Levinas and the necessity of alterity in military education
DOI:
https://doi.org/10.52781/cmm.a182Keywords:
alterity, Emmanuel Levinas, military education, ontology, differenceAbstract
This article aims to examine how Emmanuel Levinas’s concept of alterity offers a critical framework for analyzing the discourses and institutional practices that shape military academic education, with particular emphasis on the ethical implications of the standardization of subjectivities and the systematic suppression of difference throughout the formative process. Levinas articulates a profound critique of Western ontology, which, by privileging totality and the identity of the same, structurally marginalizes the other, thereby precluding any genuine ethical relation. In this context, the military educational model—characterized by rigid hierarchical norms and behavioral homogenization—manifests a form of philosophical violence insofar as it nullifies singularity and forecloses the ethical dimension of interpersonal responsibility.
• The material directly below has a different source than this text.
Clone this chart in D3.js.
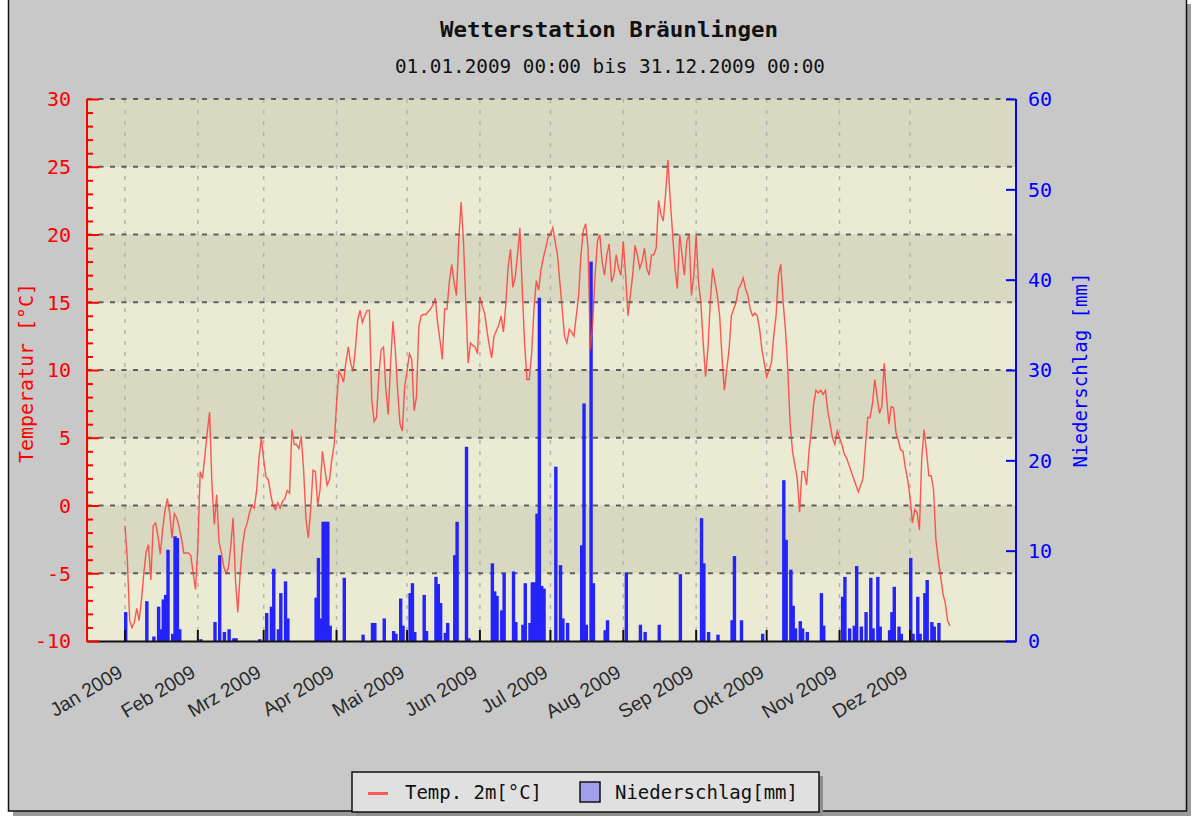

The analysis proceeds in four interrelated stages: (1) a conceptual exposition of Levinas’s critique of ontological reductionism and its effects on the recognition of otherness; (2) an exploration of the notions of alterity, desire, and the infinite as constitutive of ethical subjectivity; (3) a discussion of the “face” as a phenomenological and ethical locus that calls the self to responsibility for the other; and (4) a critical evaluation of military educational discourse through the lens of Levinasian ethics, underscoring the urgency of reconfiguring pedagogical paradigms that efface alterity in favor of normative conformity.